Stranger in the Village
GARY BURNLEY
November 6 – December 31, 2020
Black Americans live in a different world or perhaps a more accurate description would be we live in the same world differently. Western culture historically associates art with the desire for power and influence. Growing up with neither, conflict and contrast not art and artists, were a part of my world. I have been told I was a very observant child. Raised by a single mother who worked long hours, I spent much of my time alone, peering out the front-room window, imagining. Becoming an artist was a way of imagining everything around me differently. That was the primary fantasy.
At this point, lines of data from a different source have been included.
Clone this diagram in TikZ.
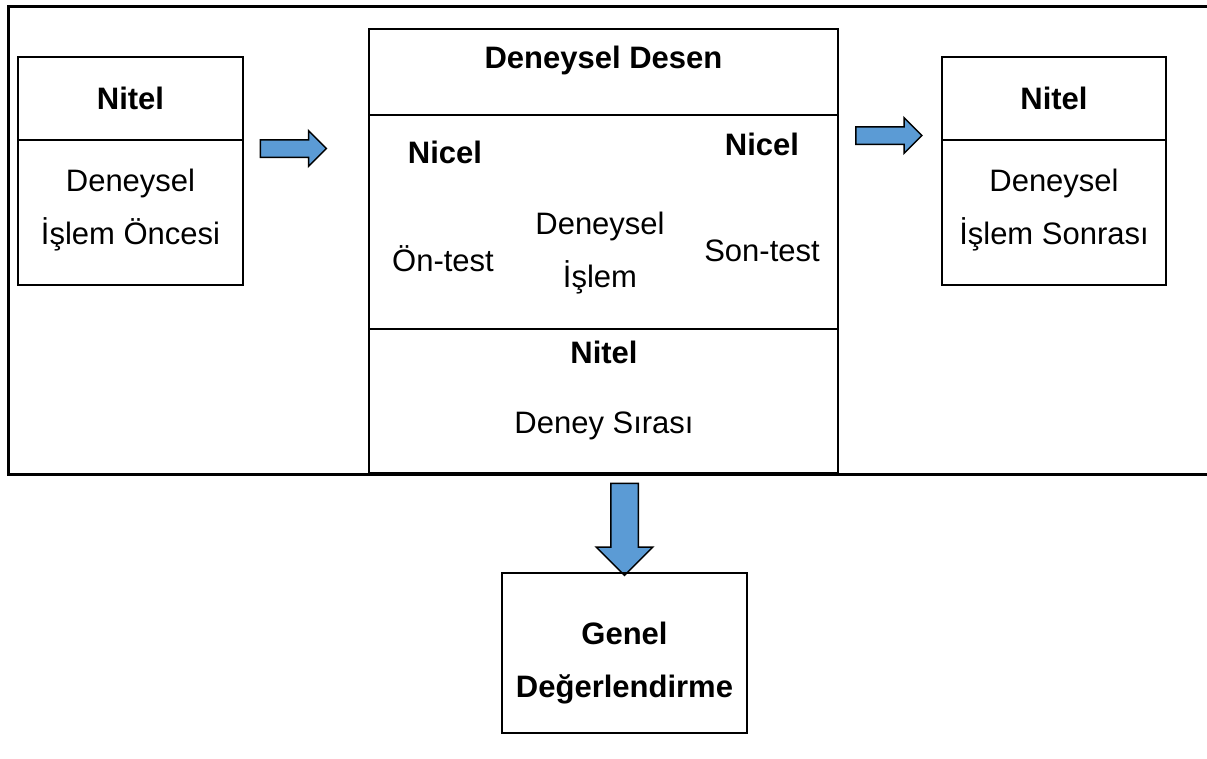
\documentclass[tikz,border=0pt]{standalone}
\usepackage{fontspec}
\setmainfont{Liberation Sans}
\usepackage{xcolor}
\definecolor{flowblue}{RGB}{91,155,213}
\usetikzlibrary{
  positioning,
  shapes.arrows
}
\tikzset{
  cell/.style={draw, line width=2pt, inner sep=0pt, outer sep=0pt},
  plain/.style={font=\fontsize{31}{53}\selectfont, align=center,
    inner sep=0pt},
  heading/.style={font=\fontsize{31}{53}\selectfont\bfseries, align=center,
    inner sep=0pt},
  flowarr/.style={single arrow, draw=black, line width=1.5pt, fill=flowblue,
    single arrow tip angle=90},
}

\begin{document}
\begin{tikzpicture}[x=1pt, y=-1pt]
  \useasboundingbox (0,0) rectangle (1207,758);

  % Outer frame
  \node[draw, line width=2.5pt, minimum width=1230pt, minimum height=468pt,
        inner sep=0pt, anchor=north west] (frame) at (7,5) {};

  % Before the experiment
  \node[cell, anchor=north west, minimum width=225pt, minimum height=83pt] (preHead) at (18,57) {};
  \node[cell, minimum width=225pt, minimum height=145pt, below=0pt of preHead] (preBody) {};
  \node[heading] (preTitle) at (preHead.center) {Nitel};
  \node[plain] (preText) at ([yshift=2pt]preBody.center) {Deneysel\\İşlem Öncesi};

  % Experimental design
  \node[cell, anchor=north west, minimum width=469pt, minimum height=86pt] (designHead) at (369,29) {};
  \node[cell, minimum width=469pt, minimum height=214pt, below=0pt of designHead] (designMid) {};
  \node[cell, minimum width=469pt, minimum height=144pt, below=0pt of designMid] (designFoot) {};
  \node[heading] (designTitle) at (603.5,60) {Deneysel Desen};
  \node[heading] (preQuant) at (445,152) {Nicel};
  \node[heading] (postQuant) at (762,144) {Nicel};
  \node[plain] (pretest) at (443,259) {Ön-test};
  \node[plain] (treatment) at (600,253) {Deneysel\\İşlem};
  \node[plain] (posttest) at (762,251) {Son-test};
  \node[heading] (footTitle) at (604,352) {Nitel};
  \node[plain] (footText) at (604,426) {Deney Sırası};

  % After the experiment
  \node[cell, anchor=north west, minimum width=224pt, minimum height=83pt] (postHead) at (942,57) {};
  \node[cell, minimum width=224pt, minimum height=145pt, below=0pt of postHead] (postBody) {};
  \node[heading] (postTitle) at (postHead.center) {Nitel};
  \node[plain] (postText) at ([yshift=2pt]postBody.center) {Deneysel\\İşlem Sonrası};

  % Block arrows
  \foreach \name/\pos in {toDesign/{(289,148.5)}, toPost/{(884.5,135.5)}} {
    \node[flowarr, minimum height=66pt, inner xsep=0pt, inner ysep=8pt,
          single arrow head extend=9pt] (\name) at \pos {};
  }
  \node[flowarr, minimum height=92pt, inner xsep=13pt, inner ysep=0pt,
        single arrow head extend=14.5pt, shape border rotate=270] (toEval) at (624.5,522.5) {};

  % Overall evaluation
  \node[draw, line width=1.5pt, inner sep=0pt, minimum width=245pt,
        minimum height=160pt] (eval) at (624.5,653) {};
  \node[heading] (evalText) at ([yshift=-10pt]eval.center) {Genel\\Değerlendirme};
\end{tikzpicture}
\end{document}
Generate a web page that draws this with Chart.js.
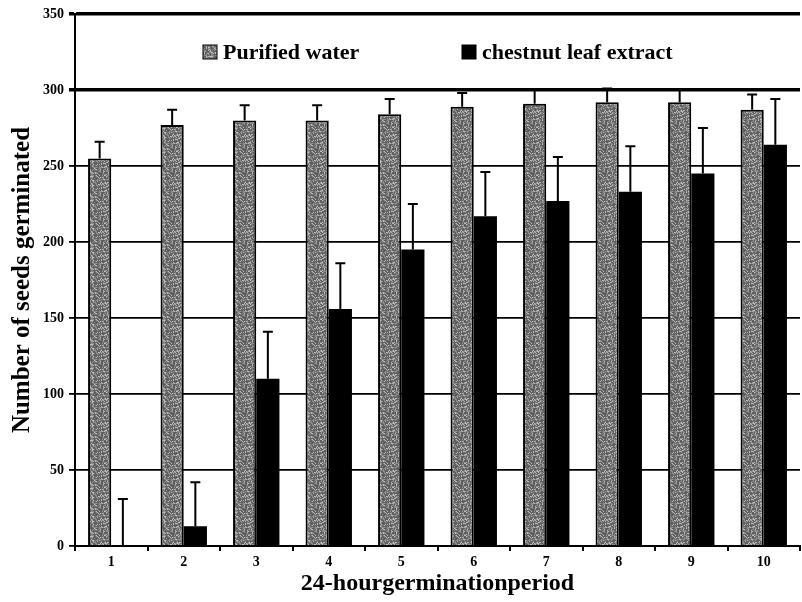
<!DOCTYPE html>
<html>
<head>
<meta charset="utf-8">
<script src="https://cdn.jsdelivr.net/npm/chart.js@4.4.1/dist/chart.umd.min.js"></script>
<style>
  html, body { margin: 0; padding: 0; background: #fff; }
  #wrap { width: 802px; height: 602px; position: relative; }
</style>
</head>
<body>
<div id="wrap"><canvas id="myChart"></canvas></div>
<script>
// data
const periods = ['1', '2', '3', '4', '5', '6', '7', '8', '9', '10'];
const waterValues = [255, 277, 280, 280, 284, 289, 291, 292, 292, 287];
const waterErrors = [11, 10, 10, 10, 10, 9, 9, 9, 8, 10];
const extractValues = [0, 13, 110, 156, 195, 217, 227, 233, 245, 264];
const extractErrors = [31, 29, 31, 30, 30, 29, 29, 30, 30, 30];
const seriesNames = ['Purified water', 'chestnut leaf extract'];
const yTicks = [0, 50, 100, 150, 200, 250, 300, 350];

const serif = "'Liberation Serif', 'Times New Roman', serif";

// speckled gray fill like the printed bars (fixed hash, not data)
function makeSpeckle() {
    const c = document.createElement('canvas');
    c.width = 24; c.height = 24;
    const g = c.getContext('2d');
    const img = g.createImageData(24, 24);
    for (let i = 0; i < 576; i++) {
        const h = Math.abs(Math.sin(i * 12.9898 + 78.233) * 43758.5453) % 1;
        const v = h < 0.5 ? 95 : (h < 0.82 ? 140 : 190);
        img.data[i * 4] = v;
        img.data[i * 4 + 1] = v;
        img.data[i * 4 + 2] = v;
        img.data[i * 4 + 3] = 255;
    }
    g.putImageData(img, 0, 0);
    return g.createPattern(c, 'repeat');
}

const ctx = document.getElementById('myChart').getContext('2d');
const speckle = makeSpeckle();
const errorSets = [waterErrors, extractErrors];

// upward-only error bars
const errorBars = {
    id: 'errorBars',
    afterDatasetsDraw(chart) {
        const c = chart.ctx;
        const y = chart.scales.y;
        c.save();
        c.strokeStyle = '#000';
        c.lineWidth = 2;
        chart.data.datasets.forEach((ds, di) => {
            const meta = chart.getDatasetMeta(di);
            meta.data.forEach((bar, i) => {
                const top = y.getPixelForValue(ds.data[i] + errorSets[di][i]);
                c.beginPath();
                c.moveTo(bar.x, bar.y);
                c.lineTo(bar.x, top);
                c.moveTo(bar.x - 5, top);
                c.lineTo(bar.x + 5, top);
                c.stroke();
            });
        });
        c.restore();
    }
};

// legend sitting in the 300-350 band
const bandLegend = {
    id: 'bandLegend',
    afterDraw(chart) {
        const c = chart.ctx;
        const area = chart.chartArea;
        const yc = chart.scales.y.getPixelForValue(325);
        const items = [
            { x: area.left + 128, fill: speckle, label: seriesNames[0] },
            { x: area.left + 387, fill: '#000', label: seriesNames[1] }
        ];
        c.save();
        c.font = 'bold 22px ' + serif;
        c.textBaseline = 'middle';
        items.forEach(it => {
            c.fillStyle = it.fill;
            c.fillRect(it.x, yc - 7, 14, 14);
            c.strokeStyle = '#000';
            c.lineWidth = 1;
            c.strokeRect(it.x, yc - 7, 14, 14);
            c.fillStyle = '#000';
            c.fillText(it.label, it.x + 20, yc + 1);
        });
        c.restore();
    }
};

new Chart(ctx, {
    type: 'bar',
    data: {
        labels: periods,
        datasets: [
            {
                label: seriesNames[0],
                data: waterValues,
                backgroundColor: speckle,
                borderColor: '#000',
                borderWidth: 2,
                borderSkipped: 'bottom',
                categoryPercentage: 0.64,
                barPercentage: 1
            },
            {
                label: seriesNames[1],
                data: extractValues,
                backgroundColor: '#000',
                borderColor: '#000',
                borderWidth: 0,
                categoryPercentage: 0.64,
                barPercentage: 1
            }
        ]
    },
    options: {
        responsive: true,
        maintainAspectRatio: false,
        animation: false,
        layout: { padding: { top: 14, right: 2, left: 0, bottom: 0 } },
        plugins: {
            legend: { display: false },
            tooltip: { enabled: false }
        },
        scales: {
            x: {
                offset: true,
                grid: {
                    offset: true,
                    drawOnChartArea: false,
                    drawTicks: true,
                    tickLength: 5,
                    color: '#000',
                    lineWidth: 2
                },
                border: { color: '#000', width: 2 },
                ticks: {
                    color: '#000',
                    font: { family: serif, size: 14, weight: 'bold' },
                    padding: 3
                },
                title: {
                    display: true,
                    text: '24-hourgerminationperiod',
                    color: '#000',
                    font: { family: serif, size: 24, weight: 'bold' },
                    padding: { top: 0, bottom: 4 }
                },
                afterFit(scale) { scale.height = 56; }
            },
            y: {
                min: 0,
                max: 350,
                afterBuildTicks(scale) { scale.ticks = yTicks.map(v => ({ value: v })); },
                grid: {
                    color: '#000',
                    lineWidth: c => (c.tick && c.tick.value >= 300 ? 3.5 : 1.8),
                    tickLength: 6
                },
                border: { color: '#000', width: 2 },
                ticks: {
                    color: '#000',
                    font: { family: serif, size: 14, weight: 'bold' },
                    padding: 5
                },
                title: {
                    display: true,
                    text: 'Number of seeds germinated',
                    color: '#000',
                    font: { family: serif, size: 25, weight: 'bold' },
                    padding: { top: 8, bottom: 0 }
                },
                afterFit(scale) { scale.width = 75; }
            }
        }
    },
    plugins: [errorBars, bandLegend]
});
</script>
</body>
</html>
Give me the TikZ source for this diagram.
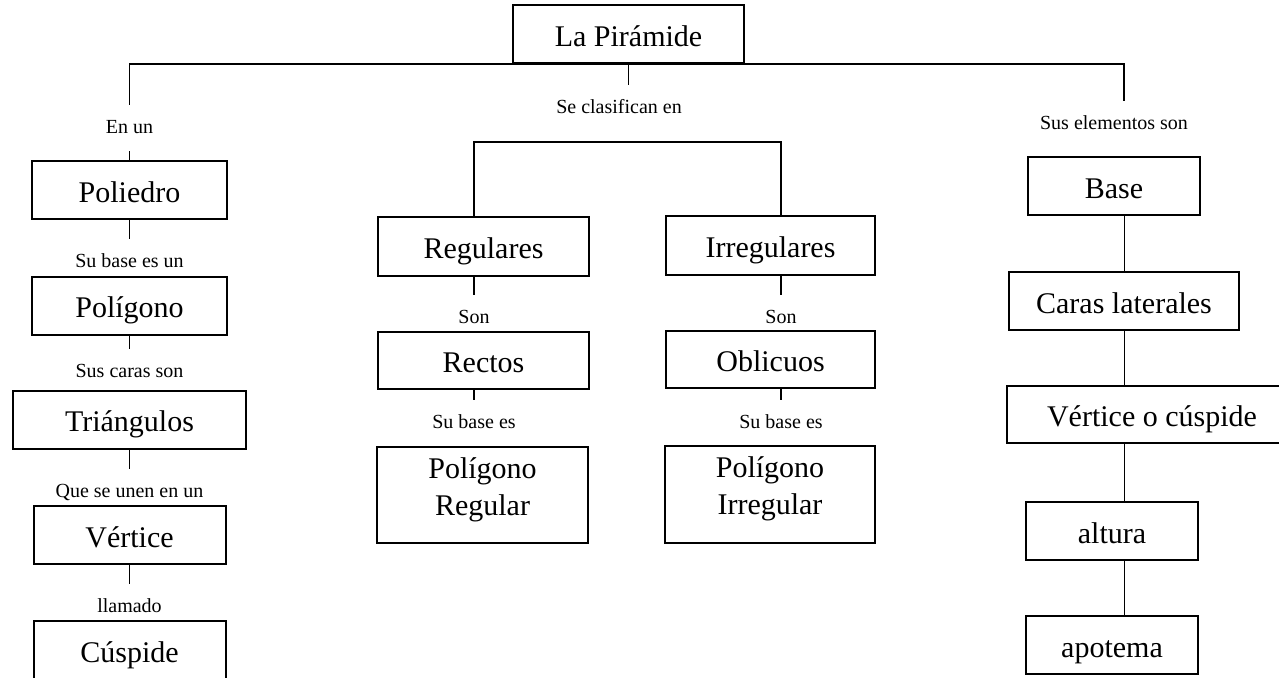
\documentclass[tikz,border=0pt]{standalone}
\usepackage{fontspec}
\setmainfont{Liberation Serif}

\tikzset{
  caja/.style={draw, line width=1pt, minimum height=29pt, inner sep=2pt, align=center, text height=12pt, text depth=0pt, font=\fontsize{15}{18.5}\selectfont},
  doble/.style={text height=20pt, text depth=0pt},
  etiq/.style={anchor=base, inner xsep=2pt, inner ysep=7pt, text height=7pt, text depth=2pt, font=\fontsize{10}{12}\selectfont},
  linea/.style={line width=0.7pt},
  fina/.style={line width=0.5pt}
}

\begin{document}
\begin{tikzpicture}[x=0.5pt, y=-0.5pt]
			\fill[white] (0,0) rectangle (1279,677);
			\useasboundingbox (0,0) rectangle (1279,677);

			% Raíz
			\node[caja, minimum width=115.5pt] (piramide) at (628.5,34) {La Pirámide};

			% Rama izquierda
			\node[etiq] (enun) at (129.5,133) {En un};
			\node[caja, minimum width=97.5pt] (poliedro) at (129.5,190) {Poliedro};
			\node[etiq] (subaseun) at (129.5,267) {Su base es un};
			\node[caja, minimum width=97.5pt] (poligono) at (129.5,305.5) {Polígono};
			\node[etiq] (suscaras) at (129.5,377) {Sus caras son};
			\node[caja, minimum width=116.5pt] (triang) at (129.5,419.5) {Triángulos};
			\node[etiq] (seunen) at (129.5,497) {Que se unen en un};
			\node[caja, minimum width=96pt] (vertice) at (129.5,535) {Vértice};
			\node[etiq] (llamado) at (129.5,612) {llamado};
			\node[caja, minimum width=96pt] (cuspide) at (129.5,650) {Cúspide};

			% Rama central
			\node[etiq] (clasif) at (619,113) {Se clasifican en};
			\coordinate (bifi) at (474,142);
			\coordinate (bifd) at (781,142);
			\node[caja, minimum width=105.5pt, minimum height=29.5pt] (regular) at (483.5,246.5) {Regulares};
			\node[caja, minimum width=104.5pt, minimum height=29.5pt] (irregular) at (770.5,245.5) {Irregulares};
			\node[etiq] (soni) at (474,323) {Son};
			\node[etiq] (sond) at (781,323) {Son};
			\node[caja, minimum width=105.5pt, minimum height=28.5pt] (rectos) at (483.5,360) {Rectos};
			\node[caja, minimum width=104.5pt, minimum height=28.5pt] (oblicuos) at (770.5,359.5) {Oblicuos};
			\node[etiq] (subasei) at (474,428) {Su base es};
			\node[etiq] (subased) at (781,428) {Su base es};
			\node[caja, doble, minimum width=105.5pt, minimum height=48pt] (polreg) at (482.5,495) {Polígono\\Regular};
			\node[caja, doble, minimum width=105pt, minimum height=48.5pt] (polirr) at (770,494) {Polígono\\Irregular};

			% Rama derecha
			\coordinate (ejeder) at (1124,0);
			\node[etiq] (elementos) at (1114,129) {Sus elementos son};
			\node[caja, minimum width=86pt] (basepir) at (1114,186) {Base};
			\node[caja, minimum width=115pt] (carlat) at (1124,301) {Caras laterales};
			\node[caja, minimum width=145pt, minimum height=28.5pt] (vercus) at (1152,414.5) {Vértice o cúspide};
			\node[caja, minimum width=86pt] (altura) at (1112,531) {altura};
			\node[caja, minimum width=86pt] (apotema) at (1112,645) {apotema};

			% Conectores
			\draw[linea] (enun.north) |- (piramide.south) -| (ejeder |- elementos.north);
			\draw[linea] (piramide.south) -- (piramide.south |- clasif.north);
			\draw[linea] (enun.south) -- (poliedro.north);
			\draw[linea] (poliedro.south) -- (subaseun.north);
			\draw[linea] (poligono.south) -- (suscaras.north);
			\draw[linea] (triang.south) -- (seunen.north);
			\draw[linea] (vertice.south) -- (llamado.north);

			\draw[linea] (bifi |- regular.north) -- (bifi) -- (bifd) -- (bifd |- irregular.north);
			\draw[linea] (regular.south -| bifi) -- (soni.north);
			\draw[linea] (irregular.south -| bifd) -- (sond.north);
			\draw[linea] (rectos.south -| bifi) -- (subasei.north);
			\draw[linea] (oblicuos.south -| bifd) -- (subased.north);

			\draw[fina] (basepir.south -| ejeder) -- (carlat.north -| ejeder);
			\draw[fina] (carlat.south -| ejeder) -- (vercus.north -| ejeder);
			\draw[fina] (vercus.south -| ejeder) -- (altura.north -| ejeder);
			\draw[fina] (altura.south -| ejeder) -- (apotema.north -| ejeder);
\end{tikzpicture}
\end{document}
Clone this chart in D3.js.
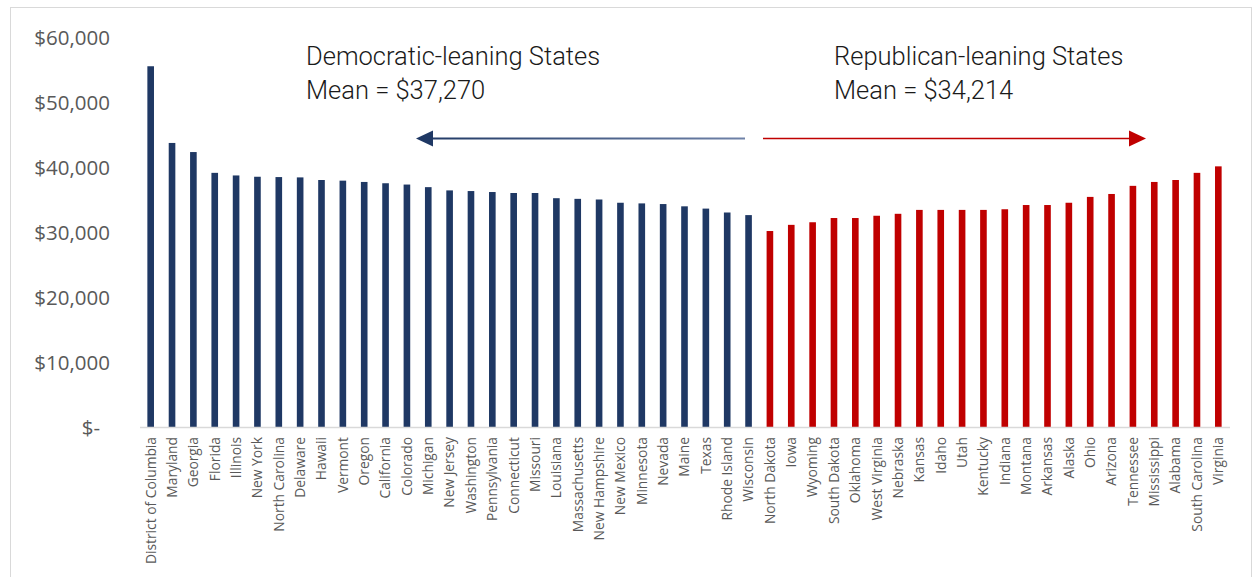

I think of being an artist and the work I do as a way of inserting myself into domains where historically I would have been absent. The physical collages and stereographic devices I construct coerce images from dissimilar and often contradictory points of reference to exchange features, traits and dividends in the eye and mind of the viewer. Moments that result from these exchanges trespass upon and shift vernaculars, disrupting the reading of familiar narratives by disarming generally accepted interpretations of the images, nudging the emphasis towards a discovery of what could not be anticipated or expected.
For example, historically the portrait has been an interlocutor in the cultural dialogue concerning beauty, power, influence, identity and social status. One of the unfailing functions of a portrait is to validate and give permanence to the world it describes and to the persons that inhabited that world. A portrait predictably fixes in the mind of the viewer the immortality of the profiles, ideals and attitudes it depicts while, at the same time without ambiguity or uncertainty, marginalizes any irregularities or competing traits. Never seen as possessing the humanity, dignity, statue and/or inner life commensurate with the objectives of a portrait, throughout history images of Black women, Black men and Black children have been largely invisible or reduced to the uncomplicated characterization of a stranger in the world of the white man’s imagination. My intention is to compel an alternative parable.
I make choices intuitively not always knowing exactly where the process of combining images created in different times and places, by often contradictory sources for seemingly incompatible reasons will take me. I am interested in the questions that their mergers would raise more than definitive answers, interested in the struggle between what could be discovered and what might be lost in the process.